Mesas. Sillas. Ordenadores. Cajoneras, Archivadores, folios, impresoras, calendarios. Botes con lápices y bolígrafos, fotocopiadora, plantas artificiales, hilo musical: Sancho había montado una oficina en su casa exactamente igual a la de la empresa. Y lo que era peor, encima de cada mesa había colocado placas con los nombres de sus antiguos compañeros: Javier Méndez, Atención al Cliente. Purificación Gómez, Comercial. Elena Gardel, Proveedores. Rulfo García, Clientes. Y junto a la de Sancho López, Administración, la suya propia: Francisco Guerra, Analista de ventas.

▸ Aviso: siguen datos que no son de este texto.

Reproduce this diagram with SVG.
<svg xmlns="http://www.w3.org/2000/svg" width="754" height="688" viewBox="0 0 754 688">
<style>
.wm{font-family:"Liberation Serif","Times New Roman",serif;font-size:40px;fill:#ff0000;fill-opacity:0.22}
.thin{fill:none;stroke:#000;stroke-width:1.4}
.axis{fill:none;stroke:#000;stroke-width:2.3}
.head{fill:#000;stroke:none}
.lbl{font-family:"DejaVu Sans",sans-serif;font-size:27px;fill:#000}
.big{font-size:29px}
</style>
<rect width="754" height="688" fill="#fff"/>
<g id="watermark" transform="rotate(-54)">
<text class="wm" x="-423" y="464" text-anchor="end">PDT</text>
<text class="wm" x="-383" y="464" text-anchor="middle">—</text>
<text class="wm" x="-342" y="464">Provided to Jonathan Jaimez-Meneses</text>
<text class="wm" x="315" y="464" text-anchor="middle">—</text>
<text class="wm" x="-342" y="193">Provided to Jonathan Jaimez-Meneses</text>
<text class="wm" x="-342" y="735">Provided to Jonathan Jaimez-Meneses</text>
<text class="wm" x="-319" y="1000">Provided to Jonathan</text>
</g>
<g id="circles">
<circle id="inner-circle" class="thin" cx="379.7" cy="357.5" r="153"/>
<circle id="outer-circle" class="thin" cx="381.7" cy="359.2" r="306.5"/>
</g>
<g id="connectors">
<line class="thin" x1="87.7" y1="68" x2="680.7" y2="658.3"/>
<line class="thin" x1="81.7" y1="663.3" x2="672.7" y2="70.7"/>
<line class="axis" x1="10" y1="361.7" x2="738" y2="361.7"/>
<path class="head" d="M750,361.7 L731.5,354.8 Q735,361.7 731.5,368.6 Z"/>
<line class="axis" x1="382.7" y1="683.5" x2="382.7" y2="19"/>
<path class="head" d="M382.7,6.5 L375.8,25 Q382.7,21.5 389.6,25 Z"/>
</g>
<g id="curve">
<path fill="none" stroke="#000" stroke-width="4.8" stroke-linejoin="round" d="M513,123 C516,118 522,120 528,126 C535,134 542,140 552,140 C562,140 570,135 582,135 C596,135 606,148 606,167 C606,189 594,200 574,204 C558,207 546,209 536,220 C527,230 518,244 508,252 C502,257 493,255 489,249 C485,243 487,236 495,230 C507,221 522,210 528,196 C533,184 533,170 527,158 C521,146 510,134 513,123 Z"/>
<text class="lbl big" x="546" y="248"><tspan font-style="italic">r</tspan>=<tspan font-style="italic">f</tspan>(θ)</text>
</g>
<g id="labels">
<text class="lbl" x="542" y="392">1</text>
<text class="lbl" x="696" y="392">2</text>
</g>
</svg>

- Arriba está un despacho para el jefe, pero a la becaria creo la pondré en el garaje. Digo yo que tendré que dormir en algún lado, ¿no?

Y se rió a carcajadas. Francis Guerra esbozó la sonrisa más natural que pudo y pensó, mientras asentía escuchando el eco de las risotadas y repasaba cada uno de los detalles de aquella oficina fantasmagórica, que sin duda Sancho, aquel pobre hombre al que la vida sólo le había dejado el recuerdo de su asfixiante trabajo, se había dejado el cerebro en la oficina el último día de trabajo.

2 comentarios:

Anónimo dijo...

Ciertamente para mucha gente la jubilación representa el final de la vida y conozco casos de algunos que murieron poco después de su jubilación.
A veces el trabajo llena la vida de algunas personas que no tienen otra fuente de distracción, hasta tal punto que su vida es su trabajo.
Saludos
José Sans

el que deambula dijo...

Tienes toda la razón. Es dramático a la par que patético. Cuanto más se quiebran las relaciones familiares y sociales de mucha gente, más se centran en el trabajo (con sus normas, su jerarquía, su previsible devenir) como medio de huída de la realidad tan caótica, de tal manera que al cabo de los años, normalmente al jubilarse, descubren que la felicidad la encontraron en un ascenso y un diploma. Un abrazo y gracias por comentar. Ángel Carrión.